Many walks for performance tuning

  • file name: walk3000.pbf
  • number of walks: 3000
  • number of locations: 1679366
  • OneToOne.shortest_path_length = 248408794
  • OneToAll.total_length = 23914104899237
  • file name: static.pbf
  • number of walks: 30
  • number of locations: 14414
  • number of OneToOne requests: 3
  • number of OneToAll requests: 1
  • OneToOne.shortest_path_length = [145643366, 187086324, 338065539]
  • OneToAll.total_length = [18451560506287]

Warning: The numbers for static.pbf file are currently incorrect!

Ritchie server

For final evaluation, you should use our server Ritchie. You can access it by running ssh username@ritchie.ciirc.cvut.cz with the main CVUT password. This server is equipped with powerful Intel processors running Linux and is connected to the testing client that sends requests via a 10 Gbps Ethernet.

Unfortunately, the server is behind a firewall that blocks all connections to the outside except SSH. Therefore, when configuring the server in the web application, use the hostname ritchie.ciirc.cvut.cz instead of the public IP address.

Contest

Eight fastest solutions will get 8, 7, 6, 5, 4, 3, 2 and 1 additional points each.

Presentation of the best results

The last lab is reserved for the presentation of the best solutions. Be ready to present your solution.

Evaluation

12 points is awarded if your solution passes the time limit.

Up to 8 of the total 20 points are awarded for the quality of the solution and the quality of the code, which are subjective. The subjective evaluation includes: used algorithms and techniques, readability of the code, readme and project overview, git history, consistency of the code and naming conventions.

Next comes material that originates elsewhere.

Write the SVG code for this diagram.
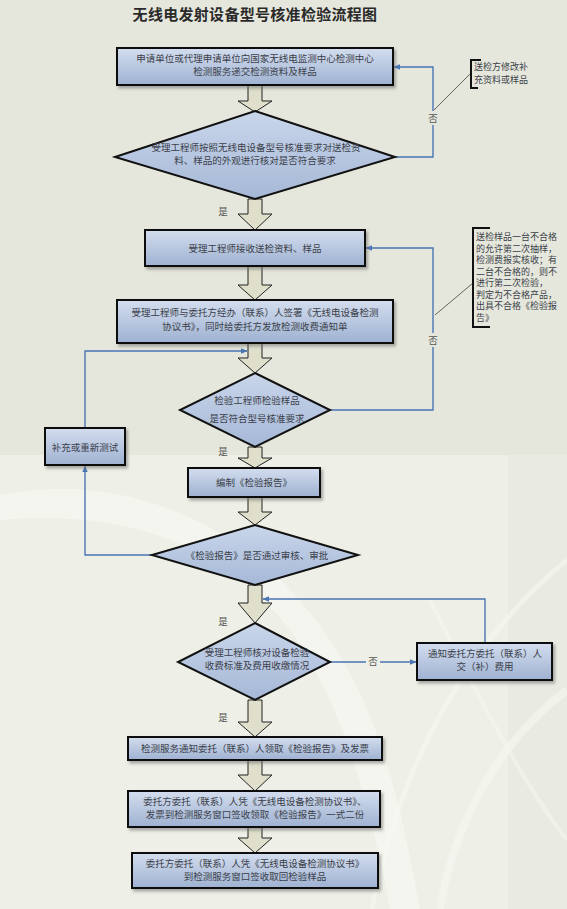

Readme should include one or more paragraphs that include: what is the purpose of the application (task assignment reformulated), brief description of algorithms and techniques you used to solve the challenges present in the task, complete instructions required to compile and run your application, used libraries and what you think should be emphasized for an average programmer that would encounter your source code when browsing public repositories (hyphotetically! do not publish your source code!).